Bringing Retailers Into the Insight Loop
Retail buyers want brands that help their shoppers make better decisions and feel good about their baskets. Share your consumer learning in a way that helps the category, not just your brand. Present a short page that shows the problem you are solving for their shopper, the evidence you have from tests or reviews, and the way you plan to support the item with content, demos, or digital ads. When you speak the language of their shopper, you become a partner rather than a vendor.

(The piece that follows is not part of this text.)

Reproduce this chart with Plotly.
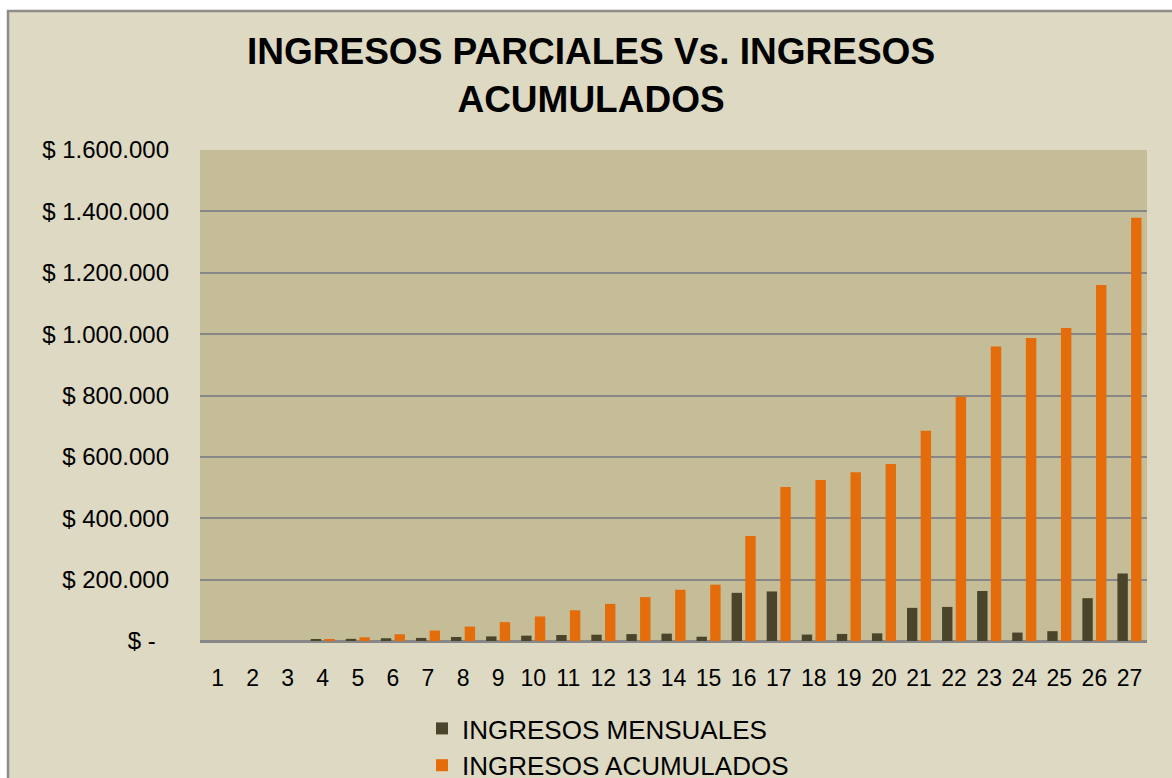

If you want help turning these insights into retail ready plans, start a conversation with us through the Contact page. If you prefer to understand our approach first, the About Come Sell or High Water page explains how we work with founders.
Closing Thoughts
In 2025, consumer insights are not just data points. They are the difference between products that sit on shelves and products that move. Brands that embrace transparency, balance value with price, highlight credible wellness benefits, and deliver strong experiences will build lasting relationships. Brands that listen closely and adjust quickly will keep those relationships as the category evolves. Founders who fail to recognize these shifts risk falling into the same trap that has claimed many promising startups, creating products in a vacuum without aligning with real consumer needs.
The new reality is simple. Consumers are more empowered than ever. The question for founders is whether they are listening closely enough and adapting quickly enough to meet those needs. If your answer is not a confident yes, now is the time to update your message, your pack, and your measurement so your brand earns trust at the speed today’s shopper expects.